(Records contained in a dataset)
Start
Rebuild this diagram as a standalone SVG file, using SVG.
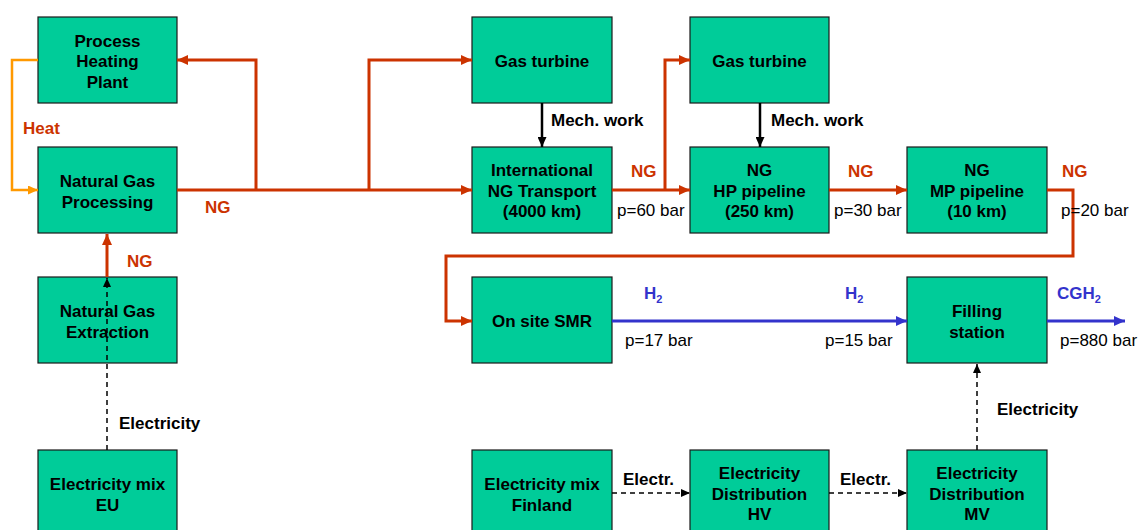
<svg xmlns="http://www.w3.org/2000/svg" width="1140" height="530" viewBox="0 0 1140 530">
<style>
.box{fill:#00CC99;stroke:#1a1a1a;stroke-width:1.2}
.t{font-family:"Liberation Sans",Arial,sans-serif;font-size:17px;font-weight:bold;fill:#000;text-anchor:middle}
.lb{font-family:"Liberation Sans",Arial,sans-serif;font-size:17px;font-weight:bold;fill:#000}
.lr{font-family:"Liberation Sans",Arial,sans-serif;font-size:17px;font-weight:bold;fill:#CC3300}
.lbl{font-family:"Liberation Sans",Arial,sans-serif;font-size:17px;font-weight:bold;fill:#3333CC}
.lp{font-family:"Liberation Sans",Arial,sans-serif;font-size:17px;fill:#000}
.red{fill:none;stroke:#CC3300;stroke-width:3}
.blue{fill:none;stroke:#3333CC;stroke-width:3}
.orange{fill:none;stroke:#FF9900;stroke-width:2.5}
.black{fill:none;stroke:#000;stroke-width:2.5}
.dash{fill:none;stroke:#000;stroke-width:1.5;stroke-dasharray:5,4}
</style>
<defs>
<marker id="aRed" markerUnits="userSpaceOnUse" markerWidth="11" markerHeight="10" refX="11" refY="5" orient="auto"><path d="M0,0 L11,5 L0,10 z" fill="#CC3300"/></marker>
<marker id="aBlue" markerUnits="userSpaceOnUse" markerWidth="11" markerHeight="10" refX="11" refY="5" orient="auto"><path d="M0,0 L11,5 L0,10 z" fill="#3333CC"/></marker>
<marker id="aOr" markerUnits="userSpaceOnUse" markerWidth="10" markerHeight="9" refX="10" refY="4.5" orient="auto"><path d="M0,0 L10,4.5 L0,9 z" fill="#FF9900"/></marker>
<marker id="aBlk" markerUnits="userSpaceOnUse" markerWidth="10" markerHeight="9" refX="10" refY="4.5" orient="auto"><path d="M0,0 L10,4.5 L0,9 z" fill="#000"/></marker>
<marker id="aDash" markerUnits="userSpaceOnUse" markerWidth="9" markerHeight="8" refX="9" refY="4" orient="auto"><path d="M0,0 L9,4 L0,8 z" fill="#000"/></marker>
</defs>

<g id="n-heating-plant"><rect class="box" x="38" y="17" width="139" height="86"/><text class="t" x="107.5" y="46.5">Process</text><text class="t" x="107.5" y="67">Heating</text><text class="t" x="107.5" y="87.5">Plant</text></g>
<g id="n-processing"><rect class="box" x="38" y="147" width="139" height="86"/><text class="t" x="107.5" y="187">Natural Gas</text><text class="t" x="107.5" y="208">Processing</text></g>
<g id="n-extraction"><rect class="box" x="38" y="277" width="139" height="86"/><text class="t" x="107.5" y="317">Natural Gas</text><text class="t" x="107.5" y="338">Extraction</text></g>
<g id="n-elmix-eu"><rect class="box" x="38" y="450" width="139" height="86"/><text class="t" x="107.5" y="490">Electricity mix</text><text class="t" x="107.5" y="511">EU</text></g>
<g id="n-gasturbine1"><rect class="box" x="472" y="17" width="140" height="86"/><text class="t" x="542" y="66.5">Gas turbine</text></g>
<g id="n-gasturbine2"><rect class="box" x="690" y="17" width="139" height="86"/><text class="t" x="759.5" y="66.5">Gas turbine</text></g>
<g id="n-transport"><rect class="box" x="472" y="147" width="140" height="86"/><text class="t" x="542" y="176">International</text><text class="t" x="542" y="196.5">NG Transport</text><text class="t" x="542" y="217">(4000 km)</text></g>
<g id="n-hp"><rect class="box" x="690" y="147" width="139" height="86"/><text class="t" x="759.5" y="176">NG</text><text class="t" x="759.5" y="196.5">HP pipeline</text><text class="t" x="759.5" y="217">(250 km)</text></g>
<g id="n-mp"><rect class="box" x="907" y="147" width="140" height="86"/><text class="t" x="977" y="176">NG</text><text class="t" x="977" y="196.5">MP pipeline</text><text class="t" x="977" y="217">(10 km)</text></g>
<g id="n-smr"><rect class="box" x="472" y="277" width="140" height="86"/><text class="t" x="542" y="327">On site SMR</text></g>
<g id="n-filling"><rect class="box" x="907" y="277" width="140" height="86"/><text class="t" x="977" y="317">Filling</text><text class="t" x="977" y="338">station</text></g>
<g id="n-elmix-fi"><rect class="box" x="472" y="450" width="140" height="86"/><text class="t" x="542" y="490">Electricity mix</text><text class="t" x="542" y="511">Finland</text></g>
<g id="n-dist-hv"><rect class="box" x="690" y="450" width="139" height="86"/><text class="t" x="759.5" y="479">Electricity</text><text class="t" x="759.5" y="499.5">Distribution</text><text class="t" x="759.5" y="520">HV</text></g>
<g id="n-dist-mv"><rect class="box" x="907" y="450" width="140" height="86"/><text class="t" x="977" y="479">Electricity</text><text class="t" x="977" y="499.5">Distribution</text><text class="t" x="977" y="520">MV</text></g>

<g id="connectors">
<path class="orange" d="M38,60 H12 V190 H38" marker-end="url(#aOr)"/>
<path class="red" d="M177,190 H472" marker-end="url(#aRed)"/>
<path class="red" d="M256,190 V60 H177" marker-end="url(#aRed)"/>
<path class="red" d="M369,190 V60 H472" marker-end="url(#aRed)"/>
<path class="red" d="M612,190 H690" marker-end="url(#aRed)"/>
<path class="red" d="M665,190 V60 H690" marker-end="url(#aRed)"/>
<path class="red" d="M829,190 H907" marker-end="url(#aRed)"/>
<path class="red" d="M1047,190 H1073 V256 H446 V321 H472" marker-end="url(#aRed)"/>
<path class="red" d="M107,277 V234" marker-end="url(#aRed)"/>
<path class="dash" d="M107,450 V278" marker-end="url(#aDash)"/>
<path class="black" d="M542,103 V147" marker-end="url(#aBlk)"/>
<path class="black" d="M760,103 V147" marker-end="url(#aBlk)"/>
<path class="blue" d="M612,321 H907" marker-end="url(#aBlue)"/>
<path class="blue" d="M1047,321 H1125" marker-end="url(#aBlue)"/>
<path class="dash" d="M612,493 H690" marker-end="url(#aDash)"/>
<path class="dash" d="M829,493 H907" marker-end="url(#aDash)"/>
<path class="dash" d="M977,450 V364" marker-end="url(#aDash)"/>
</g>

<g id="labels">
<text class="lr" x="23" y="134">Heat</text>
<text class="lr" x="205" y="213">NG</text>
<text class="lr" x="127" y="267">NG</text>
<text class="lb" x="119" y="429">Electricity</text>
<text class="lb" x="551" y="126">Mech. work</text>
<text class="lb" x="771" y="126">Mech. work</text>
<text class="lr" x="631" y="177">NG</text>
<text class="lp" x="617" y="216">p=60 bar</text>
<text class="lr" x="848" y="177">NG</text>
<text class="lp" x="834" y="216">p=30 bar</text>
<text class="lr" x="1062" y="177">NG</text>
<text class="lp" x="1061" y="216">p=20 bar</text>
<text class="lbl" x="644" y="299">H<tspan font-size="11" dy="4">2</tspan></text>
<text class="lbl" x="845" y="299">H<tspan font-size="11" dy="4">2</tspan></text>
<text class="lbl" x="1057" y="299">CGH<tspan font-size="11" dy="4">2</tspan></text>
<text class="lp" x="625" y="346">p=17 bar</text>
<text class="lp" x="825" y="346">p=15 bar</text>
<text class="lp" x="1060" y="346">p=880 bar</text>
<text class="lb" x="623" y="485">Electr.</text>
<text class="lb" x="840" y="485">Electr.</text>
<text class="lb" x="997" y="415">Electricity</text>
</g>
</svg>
End
Start
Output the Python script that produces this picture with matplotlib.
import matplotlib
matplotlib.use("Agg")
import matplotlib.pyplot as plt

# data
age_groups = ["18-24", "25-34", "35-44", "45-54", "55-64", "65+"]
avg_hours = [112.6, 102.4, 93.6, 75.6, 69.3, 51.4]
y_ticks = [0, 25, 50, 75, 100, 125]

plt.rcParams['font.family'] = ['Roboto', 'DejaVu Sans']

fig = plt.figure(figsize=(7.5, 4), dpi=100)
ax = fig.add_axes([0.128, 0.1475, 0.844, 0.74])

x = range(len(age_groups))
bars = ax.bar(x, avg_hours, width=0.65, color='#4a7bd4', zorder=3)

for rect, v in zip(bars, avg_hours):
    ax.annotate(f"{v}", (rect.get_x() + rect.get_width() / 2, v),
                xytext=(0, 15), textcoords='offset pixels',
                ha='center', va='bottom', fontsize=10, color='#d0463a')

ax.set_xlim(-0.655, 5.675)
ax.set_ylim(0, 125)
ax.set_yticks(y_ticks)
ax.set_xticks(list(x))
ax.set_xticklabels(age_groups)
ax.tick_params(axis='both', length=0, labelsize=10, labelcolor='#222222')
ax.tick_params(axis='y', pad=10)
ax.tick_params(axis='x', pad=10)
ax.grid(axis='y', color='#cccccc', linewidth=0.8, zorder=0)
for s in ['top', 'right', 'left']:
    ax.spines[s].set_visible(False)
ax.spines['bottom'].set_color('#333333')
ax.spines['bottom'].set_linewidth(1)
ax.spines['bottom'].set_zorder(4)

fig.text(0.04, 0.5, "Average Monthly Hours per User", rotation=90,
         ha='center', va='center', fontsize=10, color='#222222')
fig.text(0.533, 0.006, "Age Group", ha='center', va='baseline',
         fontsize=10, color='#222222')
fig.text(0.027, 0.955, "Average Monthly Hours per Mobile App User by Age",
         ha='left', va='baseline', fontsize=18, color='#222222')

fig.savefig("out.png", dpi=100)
End
Start
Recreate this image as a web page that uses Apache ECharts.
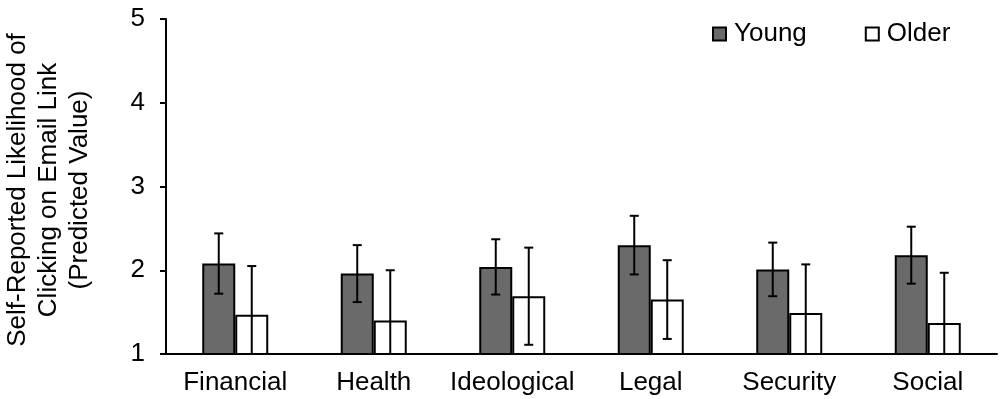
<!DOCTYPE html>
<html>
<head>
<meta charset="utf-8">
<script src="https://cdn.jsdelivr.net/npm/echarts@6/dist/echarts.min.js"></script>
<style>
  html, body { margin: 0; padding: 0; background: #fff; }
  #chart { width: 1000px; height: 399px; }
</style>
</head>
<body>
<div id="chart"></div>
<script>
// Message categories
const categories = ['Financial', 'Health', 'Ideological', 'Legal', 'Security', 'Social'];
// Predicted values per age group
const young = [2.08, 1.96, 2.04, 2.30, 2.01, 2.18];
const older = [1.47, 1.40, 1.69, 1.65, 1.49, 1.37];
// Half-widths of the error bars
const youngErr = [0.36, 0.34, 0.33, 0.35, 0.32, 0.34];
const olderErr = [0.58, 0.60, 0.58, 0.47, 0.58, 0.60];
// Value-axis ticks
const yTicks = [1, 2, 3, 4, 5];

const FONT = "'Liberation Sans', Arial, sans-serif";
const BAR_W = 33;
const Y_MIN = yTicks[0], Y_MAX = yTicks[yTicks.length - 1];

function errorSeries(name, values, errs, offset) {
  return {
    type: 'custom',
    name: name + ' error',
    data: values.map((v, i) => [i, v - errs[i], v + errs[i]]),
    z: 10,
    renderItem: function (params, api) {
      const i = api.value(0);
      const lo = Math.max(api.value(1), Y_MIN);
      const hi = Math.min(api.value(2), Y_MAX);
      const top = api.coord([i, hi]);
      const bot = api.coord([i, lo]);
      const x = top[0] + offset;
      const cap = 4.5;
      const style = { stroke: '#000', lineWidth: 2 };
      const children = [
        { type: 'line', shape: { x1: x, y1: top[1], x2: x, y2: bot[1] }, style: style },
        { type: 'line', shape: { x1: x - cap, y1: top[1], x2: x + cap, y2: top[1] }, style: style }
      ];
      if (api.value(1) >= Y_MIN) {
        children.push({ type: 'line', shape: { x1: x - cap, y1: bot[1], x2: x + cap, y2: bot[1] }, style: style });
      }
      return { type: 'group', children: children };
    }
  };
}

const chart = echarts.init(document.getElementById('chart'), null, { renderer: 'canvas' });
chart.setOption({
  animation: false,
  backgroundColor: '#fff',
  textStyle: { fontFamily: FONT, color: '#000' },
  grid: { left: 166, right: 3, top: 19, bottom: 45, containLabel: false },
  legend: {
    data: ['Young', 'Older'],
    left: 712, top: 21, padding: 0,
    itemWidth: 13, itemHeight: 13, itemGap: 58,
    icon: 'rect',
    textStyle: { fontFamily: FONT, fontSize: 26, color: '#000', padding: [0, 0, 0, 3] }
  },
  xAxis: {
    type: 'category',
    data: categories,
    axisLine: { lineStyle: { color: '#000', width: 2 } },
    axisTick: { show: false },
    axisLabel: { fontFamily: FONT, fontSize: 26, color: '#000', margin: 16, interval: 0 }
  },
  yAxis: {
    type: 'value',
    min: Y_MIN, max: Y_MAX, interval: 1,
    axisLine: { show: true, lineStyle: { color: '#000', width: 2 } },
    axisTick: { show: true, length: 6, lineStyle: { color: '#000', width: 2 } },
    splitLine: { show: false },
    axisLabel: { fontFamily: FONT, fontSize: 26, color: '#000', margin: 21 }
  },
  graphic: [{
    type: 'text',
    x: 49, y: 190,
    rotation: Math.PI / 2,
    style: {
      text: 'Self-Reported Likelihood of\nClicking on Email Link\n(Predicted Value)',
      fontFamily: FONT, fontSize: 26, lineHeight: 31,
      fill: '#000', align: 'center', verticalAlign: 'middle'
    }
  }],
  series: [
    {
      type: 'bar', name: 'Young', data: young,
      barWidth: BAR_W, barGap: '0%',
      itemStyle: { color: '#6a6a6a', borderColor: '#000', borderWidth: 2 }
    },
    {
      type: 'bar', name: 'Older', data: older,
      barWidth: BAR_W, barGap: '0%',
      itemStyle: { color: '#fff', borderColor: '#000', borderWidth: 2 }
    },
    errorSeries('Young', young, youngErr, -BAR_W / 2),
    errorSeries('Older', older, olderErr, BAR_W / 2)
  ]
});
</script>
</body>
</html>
End
Make an exact copy of the lines from the one holding "Recreate this image" through the one holding "const yTicks = [1, 2, 3, 4, 5];", end lines included, without the pictures.

Recreate this image as a web page that uses Apache ECharts.
<!DOCTYPE html>
<html>
<head>
<meta charset="utf-8">
<script src="https://cdn.jsdelivr.net/npm/echarts@6/dist/echarts.min.js"></script>
<style>
  html, body { margin: 0; padding: 0; background: #fff; }
  #chart { width: 1000px; height: 399px; }
</style>
</head>
<body>
<div id="chart"></div>
<script>
// Message categories
const categories = ['Financial', 'Health', 'Ideological', 'Legal', 'Security', 'Social'];
// Predicted values per age group
const young = [2.08, 1.96, 2.04, 2.30, 2.01, 2.18];
const older = [1.47, 1.40, 1.69, 1.65, 1.49, 1.37];
// Half-widths of the error bars
const youngErr = [0.36, 0.34, 0.33, 0.35, 0.32, 0.34];
const olderErr = [0.58, 0.60, 0.58, 0.47, 0.58, 0.60];
// Value-axis ticks
const yTicks = [1, 2, 3, 4, 5];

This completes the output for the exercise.